* TO DO
Without the pictures, can you quote each line below exactly?

--- begin ---

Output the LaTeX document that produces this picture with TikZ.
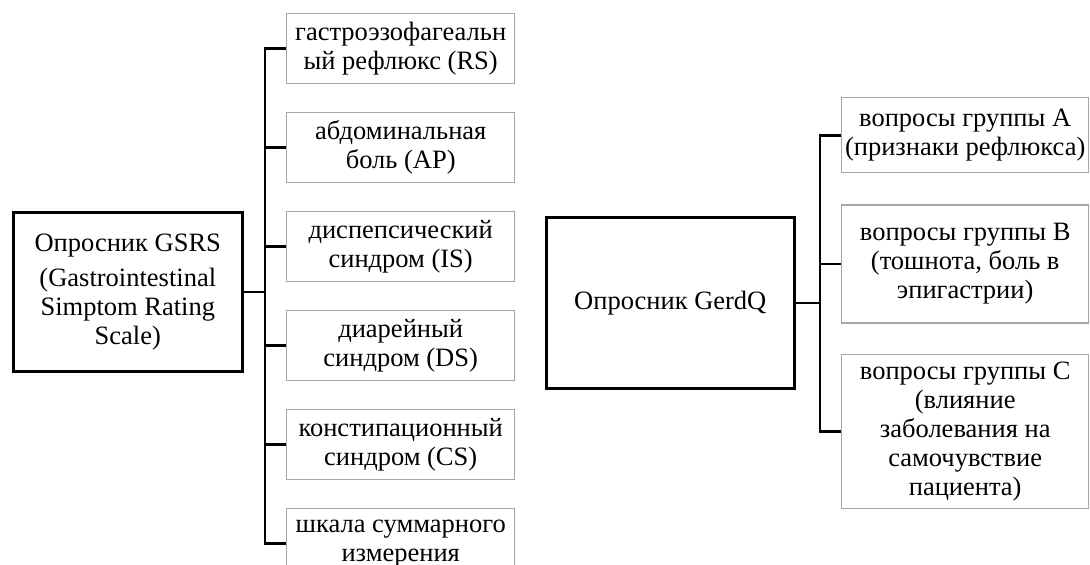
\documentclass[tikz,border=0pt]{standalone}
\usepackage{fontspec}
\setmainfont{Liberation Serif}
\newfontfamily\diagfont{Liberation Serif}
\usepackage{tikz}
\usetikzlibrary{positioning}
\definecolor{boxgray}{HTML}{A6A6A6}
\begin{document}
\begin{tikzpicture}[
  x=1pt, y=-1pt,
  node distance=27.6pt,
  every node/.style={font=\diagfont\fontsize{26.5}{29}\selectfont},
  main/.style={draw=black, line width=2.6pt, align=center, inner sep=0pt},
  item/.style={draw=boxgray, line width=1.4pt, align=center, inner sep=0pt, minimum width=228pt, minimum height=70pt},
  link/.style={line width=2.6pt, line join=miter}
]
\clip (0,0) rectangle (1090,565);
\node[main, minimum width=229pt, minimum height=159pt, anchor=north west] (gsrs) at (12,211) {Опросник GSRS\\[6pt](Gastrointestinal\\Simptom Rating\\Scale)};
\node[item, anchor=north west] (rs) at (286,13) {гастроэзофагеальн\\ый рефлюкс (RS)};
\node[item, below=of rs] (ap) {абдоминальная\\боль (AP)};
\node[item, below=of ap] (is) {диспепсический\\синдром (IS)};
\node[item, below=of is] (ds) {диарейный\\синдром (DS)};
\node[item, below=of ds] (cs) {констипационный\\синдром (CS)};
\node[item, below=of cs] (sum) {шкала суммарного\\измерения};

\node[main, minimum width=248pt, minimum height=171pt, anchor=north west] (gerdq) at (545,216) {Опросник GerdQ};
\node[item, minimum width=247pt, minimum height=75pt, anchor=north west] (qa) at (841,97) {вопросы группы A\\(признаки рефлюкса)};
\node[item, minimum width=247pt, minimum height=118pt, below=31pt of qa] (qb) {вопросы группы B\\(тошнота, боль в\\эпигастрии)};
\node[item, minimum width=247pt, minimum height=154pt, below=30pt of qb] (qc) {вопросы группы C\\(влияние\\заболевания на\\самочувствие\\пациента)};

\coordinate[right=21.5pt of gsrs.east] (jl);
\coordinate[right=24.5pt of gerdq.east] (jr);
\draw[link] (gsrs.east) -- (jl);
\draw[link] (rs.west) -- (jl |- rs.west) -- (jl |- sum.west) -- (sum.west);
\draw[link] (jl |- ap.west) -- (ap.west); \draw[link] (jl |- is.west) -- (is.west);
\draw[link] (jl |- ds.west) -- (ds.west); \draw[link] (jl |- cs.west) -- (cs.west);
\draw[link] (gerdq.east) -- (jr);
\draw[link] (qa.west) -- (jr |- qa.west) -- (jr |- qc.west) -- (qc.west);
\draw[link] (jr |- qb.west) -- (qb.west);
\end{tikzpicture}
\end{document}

--- end ---

* FINAL RESULT
Output the LaTeX document that produces this picture with TikZ.
\documentclass[tikz,border=0pt]{standalone}
\usepackage{fontspec}
\setmainfont{Liberation Serif}
\newfontfamily\diagfont{Liberation Serif}
\usepackage{tikz}
\usetikzlibrary{positioning}
\definecolor{boxgray}{HTML}{A6A6A6}
\begin{document}
\begin{tikzpicture}[
  x=1pt, y=-1pt,
  node distance=27.6pt,
  every node/.style={font=\diagfont\fontsize{26.5}{29}\selectfont},
  main/.style={draw=black, line width=2.6pt, align=center, inner sep=0pt},
  item/.style={draw=boxgray, line width=1.4pt, align=center, inner sep=0pt, minimum width=228pt, minimum height=70pt},
  link/.style={line width=2.6pt, line join=miter}
]
\clip (0,0) rectangle (1090,565);
\node[main, minimum width=229pt, minimum height=159pt, anchor=north west] (gsrs) at (12,211) {Опросник GSRS\\[6pt](Gastrointestinal\\Simptom Rating\\Scale)};
\node[item, anchor=north west] (rs) at (286,13) {гастроэзофагеальн\\ый рефлюкс (RS)};
\node[item, below=of rs] (ap) {абдоминальная\\боль (AP)};
\node[item, below=of ap] (is) {диспепсический\\синдром (IS)};
\node[item, below=of is] (ds) {диарейный\\синдром (DS)};
\node[item, below=of ds] (cs) {констипационный\\синдром (CS)};
\node[item, below=of cs] (sum) {шкала суммарного\\измерения};

\node[main, minimum width=248pt, minimum height=171pt, anchor=north west] (gerdq) at (545,216) {Опросник GerdQ};
\node[item, minimum width=247pt, minimum height=75pt, anchor=north west] (qa) at (841,97) {вопросы группы A\\(признаки рефлюкса)};
\node[item, minimum width=247pt, minimum height=118pt, below=31pt of qa] (qb) {вопросы группы B\\(тошнота, боль в\\эпигастрии)};
\node[item, minimum width=247pt, minimum height=154pt, below=30pt of qb] (qc) {вопросы группы C\\(влияние\\заболевания на\\самочувствие\\пациента)};

\coordinate[right=21.5pt of gsrs.east] (jl);
\coordinate[right=24.5pt of gerdq.east] (jr);
\draw[link] (gsrs.east) -- (jl);
\draw[link] (rs.west) -- (jl |- rs.west) -- (jl |- sum.west) -- (sum.west);
\draw[link] (jl |- ap.west) -- (ap.west); \draw[link] (jl |- is.west) -- (is.west);
\draw[link] (jl |- ds.west) -- (ds.west); \draw[link] (jl |- cs.west) -- (cs.west);
\draw[link] (gerdq.east) -- (jr);
\draw[link] (qa.west) -- (jr |- qa.west) -- (jr |- qc.west) -- (qc.west);
\draw[link] (jr |- qb.west) -- (qb.west);
\end{tikzpicture}
\end{document}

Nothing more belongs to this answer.